16 Maggio 2014
Fonti: Adelphi Editore, IBS
Emanuele Severino
Intorno al senso del nulla
L’ultima opera del maggiore filosofo italiano vivente.
Il significato radicale che il «nulla» ha assunto nella riflessione filosofica occidentale accompagna come un’ombra non solo questa forma di pensiero, ma l’intero tragitto della nostra civiltà. Radice prima dell’angoscia, il nulla turba anche e soprattutto per il suo carattere sommamente ambiguo: già Platone, infatti, osserva che pensare il nulla e parlare del nulla significa pensare qualcosa e parlare di qualcosa – come se il nemico che si ha di fronte si sdoppiasse, ingannandoci sulla sua identità. Questa nozione spaesante, che esige di essere interpretata alla luce delle forme più rigorose della speculazione, è stata affrontata da Severino a partire da La Struttura originaria (1958) e fino a La morte e la terra (2011): a tali due opere, e alla seconda in particolare, si ricollega Intorno al senso del nulla, dove da un lato si mostra come l’ambiguità sia ben più profonda di quanto possa sembrare e dall’altro si indagano «le condizioni che rendono possibile la via di uscita». Approfondimento quanto mai necessario, giacché se si rinunciasse a discutere le aporie suscitate dal senso del nulla resterebbe in sospeso la stessa tesi di fondo del pensiero di Severino: che l’uomo e ogni altro ente «sono da sempre salvi dal nulla».

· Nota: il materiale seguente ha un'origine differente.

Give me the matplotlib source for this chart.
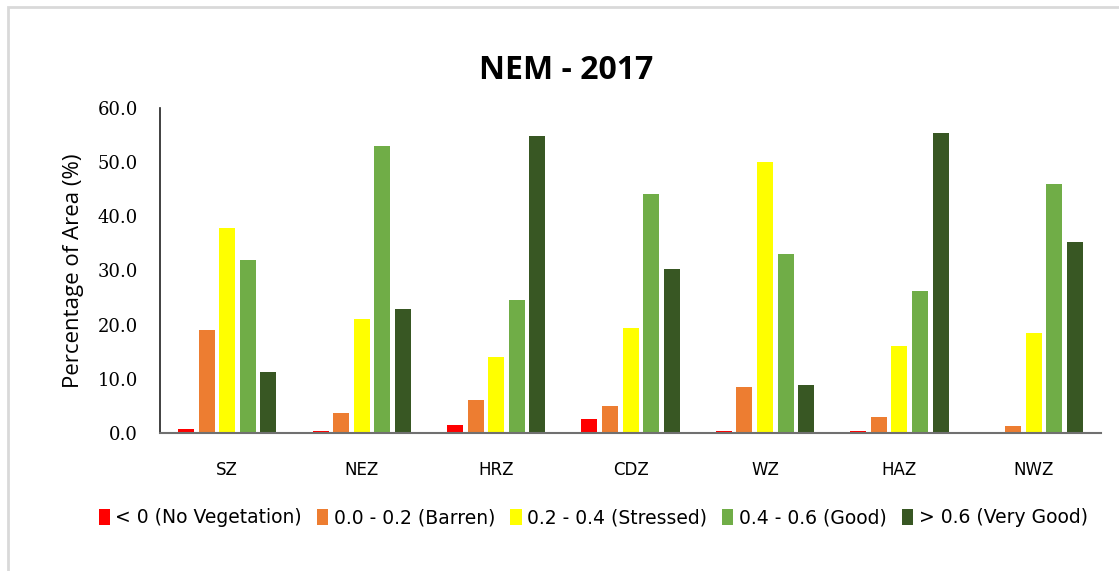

Adelphi, Saggi. Nuova serie
2013, pp. 211
isbn: 9788845927799
Filosofia
€ 22,00
Dello stesso autore:
La morte e la terra
«Per quanto grandi siano le speranze e le supposizioni umane,» scrive Severino sulla soglia di questo suo nuovo libro «esse si accontentano di poco, rispetto a ciò da cui l’uomo è atteso dopo la morte e a cui è necessario che egli pervenga». Nel proseguire, con mirabile rigore speculativo, quel percorso filosofico che dalla Struttura originaria a Essenza del nichilismo, da Destino della necessità, attraverso La Gloria, è approdato a Oltrepassare, Severino procede qui risolvendo un problema decisivo, lasciato ancora aperto: se «la terra isolata dal destino è oltrepassata dalla terra che salva e dalla Gloria», nondimeno su «“questa nostra vita” – si potrebbe dire – incombe la morte, e continuamente vi irrompe». Sorge quindi un interrogativo ineludibile: «L’attesa della terra che salva continua anche dopo la morte (e che cosa appare in questo prolungarsi dell’attesa? sonno, sogni. Incubi?), oppure con la morte ha compimento anche l’attesa?». Sono i «temi» più antichi ed essenziali dell’uomo – il cristianesimo li chiama i «novissimi» –, che però Severino sviluppa in una dimensione radicalmente diversa da quella in cui si sono costituiti, poiché in lui ogni «tema» si presenta come lo sviluppo della struttura originaria del destino della verità. Nell’architettura del grandioso edificio teoretico che il filosofo è andato solitariamente costruendo nel corso degli anni, La morte e la terra appare dunque un vertice dal quale lo sguardo si spinge oltre ogni confine, giacché Severino non teme di consegnare risposte definitive: «Avvicinarsi alla morte è avvicinarsi all’Immenso della terra che salva e della Gioia».